Friends of the Pikes Peak Library District - What's New
The Friends of the Pikes Peak Library District are now selling books online, through Amazon. The Friends growing online collection features an assortment of both non-fiction and fiction, including history, textbooks, best-sellers and more.
You can see the collection on our Amazon Storefront at Amazon.com/shops/FriendsofPPLD. Purchases benefit Pikes Peak Library District. Now you can purchase books for yourself and help us provide books for others. Contact us if you have questions.
The High Prairie Seed Library officially launched on Saturday, April 25, 2015!
PPLD is very proud of the hard work that Rhonda Curtis, High Prairie staff member extraordinaire, has put into this 2 year project.
High Prairie Library kicked off the grand opening with a speech from Rhonda (and tutorial), ribbon cutting, cake (carrot), refreshments, and lots of community engagement! In the process of creating the Seed Library we have made some strong connections to our communities in the area, garden clubs, and independent farmers, including generations of growers in the county extending to Calhan.
High Prairie Library will conduct a contest for the biggest pumpkin patrons can grow using the giant pumpkin seeds from the Seed Library! The pumpkins will be judged at the 4th Annual Harvest Festival on October 3, 2015.
A special thanks goes to the High Prairie Friends and staff, who have all contributed both time and resources to help get the Seed Library open.
The High Prairie Seed Library joins the Manitou Springs Seed Library as PPLD's two seed repositories.
Old Colorado City Library is pleased to announce the winners of our essay contest, My Westside--Our Voice. Our generous Friends of the Library supported this programming with a $100 prize for first place. The winner, Sarah Pottenger, is also published in the November 21, 2013 edition of the Westside Pioneer. Enjoy reading her essay along with our runners-up, Andrea Corley and Victor Shepard.
Your Westside is My Westside Now, by Sarah Pottenger - Winner
I’m a third-generation Colorado Springs native, and I’ve never wanted to live anywhere else. I grew up near Academy Boulevard, but some of my best memories are of visits to the Westside, whether to visit my parents’ old haunts, see the house where my grandmother was born, or just to take the car to the mechanic. Driving to the Westside was an event, taking half an hour.

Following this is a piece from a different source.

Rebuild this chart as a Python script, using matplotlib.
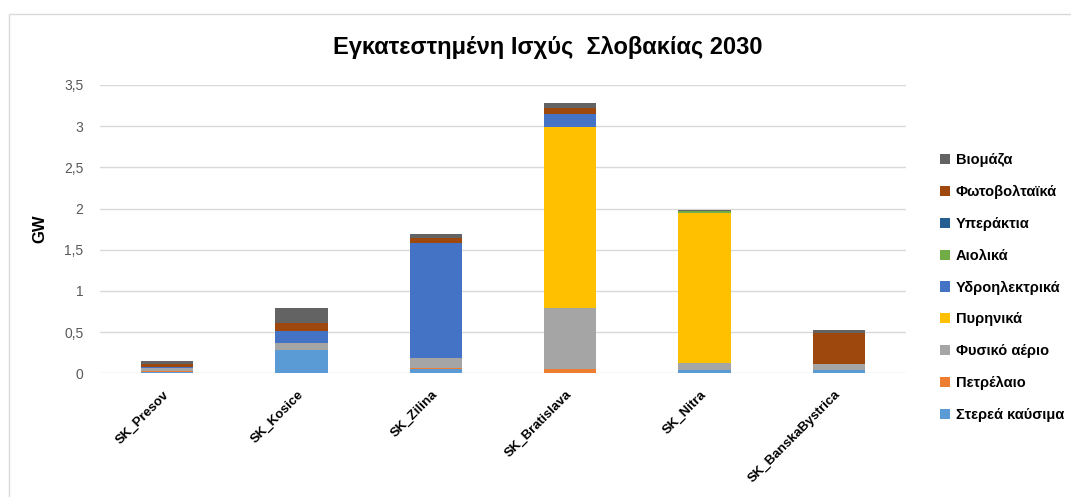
import numpy as np
import matplotlib
matplotlib.use('Agg')
import matplotlib.pyplot as plt
from matplotlib.patches import Rectangle

plt.rcParams['font.family'] = ['Liberation Sans', 'DejaVu Sans']

# regions and installed capacity (GW) per technology
regions = ['SK_Presov', 'SK_Kosice', 'SK_Zilina', 'SK_Bratislava', 'SK_Nitra', 'SK_BanskaBystrica']

solid   = [0.015, 0.28, 0.05, 0.00, 0.04, 0.04]
oil     = [0.01, 0.00, 0.01, 0.05, 0.00, 0.00]
gas     = [0.04, 0.09, 0.12, 0.74, 0.09, 0.07]
nuclear = [0.00, 0.00, 0.00, 2.20, 1.81, 0.00]
hydro   = [0.005, 0.14, 1.40, 0.16, 0.01, 0.00]
wind    = [0.00, 0.00, 0.00, 0.00, 0.015, 0.00]
offshore = [0.00, 0.00, 0.00, 0.00, 0.00, 0.00]
pv      = [0.045, 0.10, 0.06, 0.07, 0.00, 0.38]
biomass = [0.03, 0.18, 0.05, 0.06, 0.015, 0.03]

series = [
    ('Στερεά καύσιμα', solid, '#5B9BD5'),
    ('Πετρέλαιο', oil, '#ED7D31'),
    ('Φυσικό αέριο', gas, '#A5A5A5'),
    ('Πυρηνικά', nuclear, '#FFC000'),
    ('Υδροηλεκτρικά', hydro, '#4472C4'),
    ('Αιολικά', wind, '#70AD47'),
    ('Υπεράκτια', offshore, '#255E91'),
    ('Φωτοβολταϊκά', pv, '#9E480E'),
    ('Βιομάζα', biomass, '#636363'),
]

fig = plt.figure(figsize=(10.71, 4.97), dpi=100)
ax = fig.add_axes([0.0934, 0.249, 0.7526, 0.580])

# chart border
fig.patches.append(Rectangle((9 / 1071, -0.1), 1.1, 1 - 14 / 497 + 0.1, transform=fig.transFigure,
                             fill=False, edgecolor='#D9D9D9', linewidth=1))

x = np.arange(len(regions))
bottom = np.zeros(len(regions))
handles = []
for name, vals, col in series:
    b = ax.bar(x, vals, width=0.39, bottom=bottom, color=col, label=name, zorder=3)
    handles.append(b)
    bottom += np.array(vals)

ax.set_xlim(-0.5, len(regions) - 0.5)
ax.set_ylim(0, 3.5)
ax.set_yticks(np.arange(0, 3.51, 0.5))
ax.set_yticklabels(['0', '0,5', '1', '1,5', '2', '2,5', '3', '3,5'], fontsize=10, color='#595959')
ax.set_xticks(x)
ax.set_xticklabels(regions, rotation=45, ha='right', va='center', rotation_mode='anchor',
                   fontsize=9.5, fontweight='bold', color='black')
ax.tick_params(axis='both', length=0)
ax.tick_params(axis='y', pad=12)
ax.tick_params(axis='x', pad=14)
ax.grid(axis='y', color='#D9D9D9', linewidth=1, zorder=0)
for s in ax.spines.values():
    s.set_visible(False)

ax.set_ylabel('GW', fontsize=12, fontweight='bold', labelpad=12)

fig.text(0.511, 0.905, 'Εγκατεστημένη Ισχύς  Σλοβακίας 2030', ha='center', va='center',
         fontsize=17, fontweight='bold')

leg = fig.legend(handles[::-1], [s[0] for s in series][::-1], loc='upper left',
                 bbox_to_anchor=(0.865, 0.718), frameon=False,
                 prop={'size': 10.5, 'weight': 'bold'}, handlelength=0.7, handleheight=0.7,
                 handletextpad=0.4, labelspacing=1.22)

fig.savefig('out.png', dpi=100)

I lived in that same house off Academy for twenty years. Then my family downsized from our house to a duplex just north of Old Colorado City. We moved here in 2010, and though it was a terrible move, we were here. For my parents, returning to the Westside was like coming home. For me, it was a dream come true. Every week one of us remarks that we still can’t believe we get to live here, even after nearly four years.
As a lifelong reader, I love the Old Colorado City Library. We can drive there in just a few minutes, or walk in half an hour. I probably visit three times a week, and it’s the prettiest, friendliest library in town. We’re also just minutes away from Fire Station #5, housing the wonderful firefighters who not only came to our rescue when my bedroom flooded during the September 12 storm, but also arrived within moments when my dad suffered a heart attack right before Christmas last year.
When we were children, my brother and I loved to come to the Westside. The Creamery was (and still is) our favorite ice cream shop. We liked to visit souvenir stores, dipping our hands into wooden bins brimming with polished rocks. My parents pointed out houses belonging to friends and relatives. My mom told stories about running downhill from school and spending nights with her grandparents, one set on Chestnut and one set on Uintah.
I have always loved it here. I pinch myself every day, hardly believing that I get to live here, that every time the car heads west, I’m going home.
The Circle in the Square, by Victor Shepard - Runner-Up
It’s funny how memories work. The passing of fifty five or so years doesn't diminish the desire to somehow recapture the beauty and love that were experienced so long ago. I know the ice cream was much sweeter and creamier then. The flowers my grandma raised were much more fragrant than flowers are today. And most definitely people were so much kinder then. People didn't have the apprehension and distance that is so prevalent today. At least that’s the way I choose to remember it.
Every child looks forward to summer and my summers always included visiting my grandmother in the “burg” of Colorado City. This was the main highlight of every summer and a time that I remember fondly. Grandma’s house was only a block away from the library where I read the adventures of the places I was going to visit one day when I was “old.” In close proximity were the drug stores with real fountains like Cooper-Lidke and the Rexall, a good place to get a chocolate or cherry Coke. Then I’d buy a fifteen cent wooden plane at the Duckwalls, which would last about ten minutes. In the center of this playground neighborhood was a park to play in with a central square and the treasure of the town, the first capitol of Colorado. This park was a hub where the entire neighborhood was welcomed and encouraged to come to.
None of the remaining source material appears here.